I like to think it was a sound. The distant rumble of an old, powerful engine. Or maybe it was an image. That familiar flash of yellow streaking through the trees. Or maybe it was some combination of both. I can’t be certain how it happened, exactly, or what I heard or saw, but I can tell you this: the bus was coming back.
Tim, our bus driver, having never before seen us miss the bus, went out of his way that morning to swing by our house one more time. He didn’t have to do that. He already surely waited longer at our stop than most other bus drivers would have. He had other kids to pick up still. He had done his job. Even so, he decided to come back, feeling as though something wasn’t right. Feeling genuinely concerned, it would seem. And because of that, my brother and I were able to hop on the bus that morning, all of our worries and feelings of apprehension completely put to rest. The world would continue to spin. At least for another day.
I’ll never forget it. But Tim, I’m sure he doesn’t remember. Because, to him, there was nothing to remember. Just another day blurred amongst the many, where he simply went out and did his job. And that’s the thing about Tim—about other people, too—that I greatly admire: how he went about his job every single day, caring, doing his best.
Tim was amazing at his job because he showed up everyday, and did it to the best of his ability. He cared about the work he was doing, and about the kids he was driving. It was easy to see. Was driving a bus full of kids his dream job? Maybe. Maybe not. But you couldn’t tell if it wasn’t, and that’s what made Tim the bus driver he was.
It’s hard to do. And maybe a littler harder when your job isn’t your “dream job”. Maybe what you’re really passionate about is what you do when you get home. And that’s great. I’m all for that. I do that. But sometimes that means the work you’re supposed to be doing at your “day job” takes a backseat. Just show up, clock in, clock out, do as little as you have to to get by, leave, and get paid. It’s the easy thing to do. I’ve been guilty of it before. I don’t like when I do it, but it’s an honest truth.
But there’s something to be said about someone who genuinely cares about the work they are doing each and every day, and the people they are doing it for—regardless of profession. It makes a difference. It makes a difference in the product you’re making or serving, and the experience of the people who are ultimately affected by it.
There’s this guy who works at the Walgreens I frequent. I don’t know his name, but every time I see him working the counter he’s exuding positivity, welcoming customers, engaging in conversations—caring; doing his best. And every time I leave after having seen him I feel better about my day. That’s the type of pride and character a person is supposed to have in their job.
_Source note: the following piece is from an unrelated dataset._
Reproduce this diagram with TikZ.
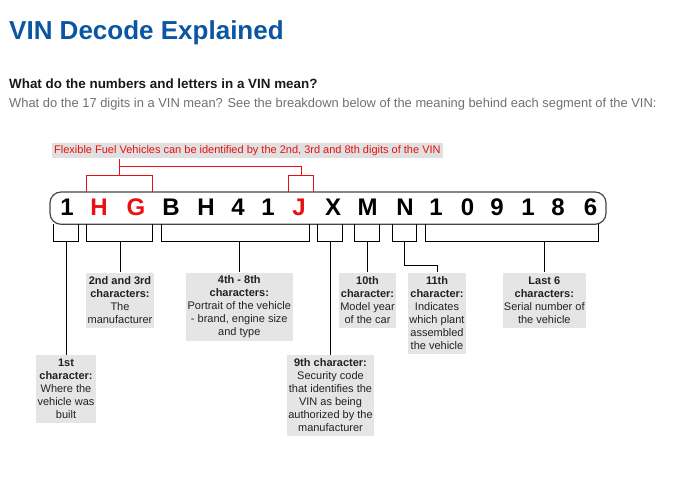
\documentclass[tikz,border=0pt]{standalone}
\usepackage{fontspec}
\setmainfont{Liberation Sans}
\definecolor{titleblue}{RGB}{10,86,162}
\definecolor{subgray}{RGB}{112,112,112}
\definecolor{boxgray}{RGB}{229,229,229}
\definecolor{ffgray}{RGB}{224,224,224}
\definecolor{vinred}{RGB}{232,16,16}
\definecolor{lbltext}{RGB}{34,34,34}
\definecolor{vinborder}{RGB}{70,70,70}
\begin{document}
\begin{tikzpicture}[x=1pt,y=-1pt,
  plain/.style={inner sep=0pt, anchor=base west},
  ch/.style={inner sep=0pt, anchor=base, font=\fontsize{24}{28}\selectfont\bfseries},
  chred/.style={ch, text=vinred},
  vinbox/.style={draw=vinborder, line width=1.2pt, fill=white, rounded corners=11pt, minimum width=556pt, minimum height=32.3pt, inner sep=0pt},
  lbl/.style={fill=boxgray, inner sep=0pt, align=center, anchor=north, text=lbltext, font=\fontsize{11}{13}\selectfont},
  brk/.style={draw=black, line width=1pt},
  rbrk/.style={draw=vinred, line width=1pt},
  ffbox/.style={fill=ffgray, inner xsep=2pt, inner ysep=0pt, minimum height=15.6pt, anchor=west, text=vinred, font=\fontsize{11}{13}\selectfont}
]
\useasboundingbox (0,0) rectangle (684,489);

% Headings
\node[plain, text=titleblue, font=\fontsize{26}{30}\selectfont\bfseries] (title) at (9,39.5) {VIN Decode Explained};
\node[plain, text=black!90, font=\fontsize{13.4}{15}\selectfont\bfseries] (sub) at (9,89) {What do the numbers and letters in a VIN mean?};
\node[plain, text=subgray, font=\fontsize{12.9}{15}\selectfont] (desc) at (9,107.5) {What do the 17 digits in a VIN mean? See the breakdown below of the meaning behind each segment of the VIN:};

% Flexible fuel note
\node[ffbox] (ff) at (52,150.5) {Flexible Fuel Vehicles can be identified by the 2nd, 3rd and 8th digits of the VIN};

% VIN box
\node[vinbox] (vin) at (328,208.15) {};

\node[ch] (c1) at (67,215.7) {1};
\node[chred] (c2) at (99,215.7) {H};
\node[chred] (c3) at (136,215.7) {G};
\node[ch] (c4) at (171,215.7) {B};
\node[ch] (c5) at (206,215.7) {H};
\node[ch] (c6) at (238,215.7) {4};
\node[ch] (c7) at (268,215.7) {1};
\node[chred] (c8) at (299,215.7) {J};
\node[ch] (c9) at (333,215.7) {X};
\node[ch] (c10) at (367.5,215.7) {M};
\node[ch] (c11) at (405,215.7) {N};
\node[ch] (c12) at (436,215.7) {1};
\node[ch] (c13) at (467.5,215.7) {0};
\node[ch] (c14) at (497,215.7) {9};
\node[ch] (c15) at (528,215.7) {1};
\node[ch] (c16) at (558,215.7) {8};
\node[ch] (c17) at (590.5,215.7) {6};

% Red brackets
\coordinate (rtop) at (119.3,166);
\coordinate (rj) at (301,166);
\draw[rbrk] (ff.south -| rtop) -- (119.3,175.7);
\draw[rbrk] (rtop) -- (rj) -- (301,175.7);
\draw[rbrk] (86.3,192) |- (152.3,175.7) -- (152.3,192);
\draw[rbrk] (288.7,192) |- (313.3,175.7) -- (313.3,192);

% Label boxes
\node[lbl, minimum width=60pt, minimum height=67.7pt] (b1) at (66,355) {\textbf{1st}\\\textbf{character:}\\Where the\\vehicle was\\built};
\node[lbl, minimum width=68pt, minimum height=55.4pt] (b23) at (120,272.3) {\textbf{2nd and 3rd}\\\textbf{characters:}\\The\\manufacturer};
\node[lbl, minimum width=106.7pt, minimum height=68.4pt] (b48) at (239.3,272.3) {\textbf{4th - 8th}\\\textbf{characters:}\\Portrait of the vehicle\\- brand, engine size\\and type};
\node[lbl, minimum width=87.6pt, minimum height=80.7pt] (b9) at (330.5,355) {\textbf{9th character:}\\Security code\\that identifies the\\VIN as being\\authorized by the\\manufacturer};
\node[lbl, minimum width=57pt, minimum height=55.4pt] (b10) at (367.5,272.3) {\textbf{10th}\\\textbf{character:}\\Model year\\of the car};
\node[lbl, minimum width=57.4pt, minimum height=81.4pt] (b11) at (437,272.3) {\textbf{11th}\\\textbf{character:}\\Indicates\\which plant\\assembled\\the vehicle};
\node[lbl, minimum width=83.3pt, minimum height=55.4pt] (b6) at (544.3,272.3) {\textbf{Last 6}\\\textbf{characters:}\\Serial number of\\the vehicle};

% Black brackets under the VIN
\draw[brk] (53.3,224.3) |- (78.3,241) -- (78.3,224.3);
\draw[brk] (86.3,224.3) |- (152.3,241) -- (152.3,224.3);
\draw[brk] (161.3,224.3) |- (309.3,241) -- (309.3,224.3);
\draw[brk] (317.3,224.3) |- (342.7,241) -- (342.7,224.3);
\draw[brk] (354.3,224.3) |- (379.3,241) -- (379.3,224.3);
\draw[brk] (392.3,224.3) |- (416.7,241) -- (416.7,224.3);
\draw[brk] (425.3,224.3) |- (598.3,241) -- (598.3,224.3);

\coordinate (m1) at (66,241);
\coordinate (m23) at (120,241);
\coordinate (m48) at (239.3,241);
\coordinate (m9) at (330.5,241);
\coordinate (m10) at (367.5,241);
\coordinate (m11) at (404.7,241);
\coordinate (m11b) at (404.7,265);
\coordinate (m6) at (544.3,241);

\draw[brk] (m1) -- (b1.north);
\draw[brk] (m23) -- (b23.north);
\draw[brk] (m48) -- (b48.north);
\draw[brk] (m9) -- (b9.north);
\draw[brk] (m10) -- (b10.north);
\draw[brk] (m11) -- (m11b) -| (b11.north);
\draw[brk] (m6) -- (b6.north);
\end{tikzpicture}
\end{document}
Something Tim had.
I haven’t seen Tim in over a decade now, but the positive impact he had on my life remains the same. He eased the transition of going to two new schools, and meeting new kids, that much easier. Seeing Tim behind the wheel every day during those years was comforting, because at the end of the day, I knew he’d always do his best to do what was best for me. But then again, that’s just what superheroes do.